Work to be completed:
Starting from the top of the material, restate each line exactly until the line that contains "import * as", which is also copied. Pictures are excluded.

Available data:
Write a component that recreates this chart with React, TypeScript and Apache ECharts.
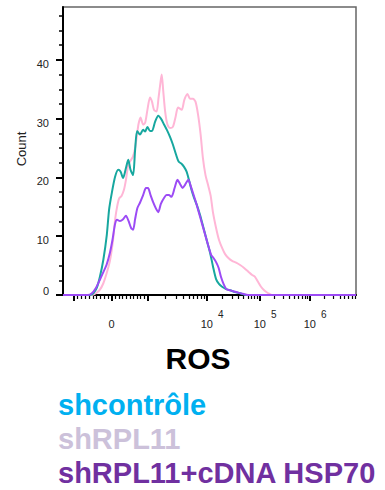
import React, { useEffect, useRef } from "react";
import * as echarts from "echarts";

// ROS axis is a biexponential display scale, expressed here in display channels (0–1024)
const X_MIN = 0;
const X_MAX = 1024;
// major ticks: -10^3, 0, 10^3, 10^4, 10^5, 10^6
const X_MAJOR_TICKS = [38, 170, 297, 502, 687, 862];
const X_LABEL_TICKS = [170, 502, 687, 862];
const X_LABEL_EXPONENTS = ["", "4", "5", "6"]; // "" means the "0" label

const Y_MAX = 49;
const Y_LABEL_TICKS = [0, 10, 20, 30, 40];
const Y_MINOR_STEP = 2.5;

const SERIES_NAMES = ["shcontrôle", "shRPL11", "shRPL11+cDNA HSP70"];
const LEGEND_COLORS = ["#00B0F0", "#CCC1DA", "#7030A0"];
const LINE_COLORS = ["#17A79F", "#FFB6D6", "#9C4BF5"];

// shcontrôle
const CTRL_X = [0, 94, 106, 118, 129, 141, 153, 161, 170, 182, 193, 201, 210, 220, 228, 236, 245, 252, 259, 269, 280, 287, 295, 304, 311, 322, 333, 345, 353, 363, 374, 384, 395, 404, 415, 423, 432, 440, 449, 458, 468, 479, 490, 502, 514, 524, 535, 545, 556, 570, 584, 601, 619, 640, 1024];
const CTRL_Y = [0, 0, 0.3, 1.2, 3.1, 6.0, 10.2, 14.5, 17.2, 20.1, 21.3, 21.0, 19.9, 21.6, 23.0, 21.3, 20.4, 24.7, 27.9, 27.3, 28.1, 27.8, 28.6, 27.9, 27.9, 29.5, 30.5, 29.8, 29.0, 28.1, 26.9, 25.6, 23.9, 22.7, 22.3, 21.8, 21.0, 19.6, 17.9, 16.5, 15.3, 13.6, 11.6, 9.4, 7.2, 4.9, 2.7, 1.9, 1.4, 1.0, 0.8, 0.5, 0.3, 0, 0];

// shRPL11
const RPL_X = [0, 101, 115, 129, 141, 152, 164, 175, 182, 189, 196, 205, 213, 220, 228, 234, 244, 252, 259, 264, 271, 280, 287, 295, 304, 311, 318, 327, 334, 341, 345, 350, 357, 365, 374, 384, 393, 402, 415, 424, 435, 444, 454, 463, 472, 481, 489, 498, 507, 516, 524, 535, 545, 556, 566, 578, 591, 605, 619, 633, 647, 661, 671, 682, 692, 703, 717, 730, 1024];
const RPL_Y = [0, 0, 0.3, 0.9, 2.0, 3.6, 5.8, 9.4, 12.8, 15.0, 16.4, 16.9, 17.9, 19.6, 22.1, 22.7, 23.5, 25.0, 27.4, 29.1, 30.2, 29.0, 29.3, 31.5, 33.6, 32.9, 31.5, 31.2, 33.6, 36.3, 37.5, 34.9, 31.2, 29.0, 28.4, 28.6, 30.2, 31.9, 31.5, 33.2, 34.2, 33.4, 33.4, 32.9, 30.7, 27.3, 23.3, 20.4, 18.7, 16.9, 14.1, 11.4, 9.4, 8.0, 7.0, 6.3, 5.8, 5.5, 5.1, 4.6, 4.0, 3.4, 3.1, 2.2, 1.4, 0.8, 0.3, 0, 0];

// shRPL11+cDNA HSP70
const HSP_X = [0, 87, 101, 115, 129, 141, 152, 164, 173, 182, 189, 199, 210, 220, 229, 238, 245, 252, 260, 269, 280, 290, 297, 306, 315, 325, 333, 342, 353, 362, 370, 379, 390, 400, 409, 418, 426, 438, 446, 454, 465, 475, 486, 496, 507, 518, 526, 535, 544, 552, 561, 571, 584, 598, 612, 629, 647, 1024];
const HSP_Y = [0, 0, 0.3, 1.2, 2.6, 3.9, 5.1, 7.2, 9.4, 12.1, 12.8, 12.6, 12.9, 13.5, 12.6, 11.4, 11.1, 12.9, 14.8, 15.7, 17.0, 18.2, 18.2, 17.0, 15.8, 14.7, 14.1, 15.5, 16.5, 17.0, 17.0, 16.7, 18.2, 19.6, 18.9, 18.2, 18.7, 19.6, 18.6, 17.4, 15.7, 14.0, 12.1, 10.4, 8.5, 6.8, 6.3, 5.6, 4.6, 3.1, 1.9, 1.0, 0.8, 0.6, 0.4, 0.2, 0, 0];

const FONT = "Liberation Sans, Arial, Helvetica, sans-serif";
const TEXT = "#222";

function zip(xs: number[], ys: number[]) {
  return xs.map((x, i) => [x, ys[i]]);
}

function minorXTicks(): number[] {
  const out: number[] = [];
  const neg = X_MAJOR_TICKS[0];
  const zero = X_MAJOR_TICKS[1];
  const pos = X_MAJOR_TICKS[2];
  for (let m = 1; m <= 9; m++) {
    out.push(zero - ((zero - neg) * m) / 10);
    out.push(zero + ((pos - zero) * m) / 10);
  }
  const dec = X_MAJOR_TICKS.slice(2);
  for (let i = 0; i < dec.length; i++) {
    const a = dec[i];
    const w = i < dec.length - 1 ? dec[i + 1] - a : a - dec[i - 1];
    for (let m = 2; m <= 9; m++) {
      const v = a + w * Math.log10(m);
      if (v < X_MAX) out.push(v);
    }
  }
  return out;
}

function minorYTicks(): number[] {
  const out: number[] = [];
  for (let v = Y_MINOR_STEP; v < Y_MAX; v += Y_MINOR_STEP) {
    if (v % 10 !== 0) out.push(v);
  }
  return out;
}

export default function App() {
  const ref = useRef<HTMLDivElement>(null);

  useEffect(() => {
    if (!ref.current) return;
    const chart = echarts.init(ref.current, null, { renderer: "svg" });
    const seriesData = [zip(CTRL_X, CTRL_Y), zip(RPL_X, RPL_Y), zip(HSP_X, HSP_Y)];
    const order = [1, 0, 2];
    const legendY = [404.5, 438.5, 472.5];

    chart.setOption({
      animation: false,
      grid: {
        left: 63,
        right: 29,
        top: 7,
        bottom: 195,
        show: true,
        borderColor: "#666",
        borderWidth: 1.5,
      },
      xAxis: [
        {
          type: "value",
          min: X_MIN,
          max: X_MAX,
          position: "bottom",
          axisLine: { show: true, lineStyle: { color: "#000", width: 2 } },
          axisTick: {
            show: true,
            customValues: X_MAJOR_TICKS,
            length: 6,
            lineStyle: { color: "#000", width: 2 },
          },
          axisLabel: {
            customValues: X_LABEL_TICKS,
            margin: 14,
            color: TEXT,
            fontFamily: FONT,
            formatter: (v: number) => {
              const i = X_LABEL_TICKS.indexOf(v);
              const e = X_LABEL_EXPONENTS[i];
              return e ? `{b|10}{s|${e}}` : `{z|0}`;
            },
            rich: {
              b: { fontSize: 11, lineHeight: 29, padding: [0, 0, 0, 11], color: TEXT, fontFamily: FONT },
              s: { fontSize: 10, lineHeight: 11, padding: [0, 0, 18, 5], color: TEXT, fontFamily: FONT },
              z: { fontSize: 11, lineHeight: 29, color: TEXT, fontFamily: FONT },
            },
          },
          splitLine: { show: false },
        },
        {
          type: "value",
          min: X_MIN,
          max: X_MAX,
          position: "bottom",
          axisLine: { show: false },
          axisTick: {
            show: true,
            customValues: minorXTicks(),
            length: 4,
            lineStyle: { color: "#000", width: 1.2 },
          },
          axisLabel: { show: false },
          splitLine: { show: false },
        },
      ],
      yAxis: [
        {
          type: "value",
          min: 0,
          max: Y_MAX,
          position: "left",
          axisLine: { show: true, lineStyle: { color: "#000", width: 2 } },
          axisTick: {
            show: true,
            customValues: Y_LABEL_TICKS,
            length: 7,
            lineStyle: { color: "#000", width: 2 },
          },
          axisLabel: {
            customValues: Y_LABEL_TICKS,
            margin: 14,
            color: TEXT,
            fontFamily: FONT,
            formatter: (v: number) => (v === 0 ? `{z|0}` : `{n|${v}}`),
            rich: {
              n: { fontSize: 11, padding: [8, 0, 0, 0], color: TEXT, fontFamily: FONT },
              z: { fontSize: 11, padding: [0, 0, 8, 0], color: TEXT, fontFamily: FONT },
            },
          },
          splitLine: { show: false },
        },
        {
          type: "value",
          min: 0,
          max: Y_MAX,
          position: "left",
          axisLine: { show: false },
          axisTick: {
            show: true,
            customValues: minorYTicks(),
            length: 4,
            lineStyle: { color: "#000", width: 1.5 },
          },
          axisLabel: { show: false },
          splitLine: { show: false },
        },
      ],
      graphic: [
        {
          type: "text",
          x: 198,
          y: 358,
          style: {
            text: "ROS",
            fill: "#000",
            font: `bold 30px ${FONT}`,
            align: "center",
            verticalAlign: "middle",
          },
        },
        {
          type: "text",
          x: 21,
          y: 149,
          rotation: Math.PI / 2,
          style: {
            text: "Count",
            fill: TEXT,
            font: `13px ${FONT}`,
            align: "center",
            verticalAlign: "middle",
          },
        },
        ...SERIES_NAMES.map((name, i) => ({
          type: "text",
          x: 58,
          y: legendY[i],
          style: {
            text: name,
            fill: LEGEND_COLORS[i],
            font: `bold 29px ${FONT}`,
            align: "left",
            verticalAlign: "middle",
          },
        })),
      ],
      series: order.map((i) => ({
        name: SERIES_NAMES[i],
        type: "line",
        xAxisIndex: 0,
        yAxisIndex: 0,
        data: seriesData[i],
        showSymbol: false,
        smooth: 0.25,
        lineStyle: { color: LINE_COLORS[i], width: 2 },
        itemStyle: { color: LINE_COLORS[i] },
        emphasis: { disabled: true },
      })),
    });

    return () => chart.dispose();
  }, []);

  return (
    <div
      ref={ref}
      style={{ position: "absolute", left: 0, top: 0, width: 385, height: 490 }}
    />
  );
}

Response:
Write a component that recreates this chart with React, TypeScript and Apache ECharts.
import React, { useEffect, useRef } from "react";
import * as echarts from "echarts";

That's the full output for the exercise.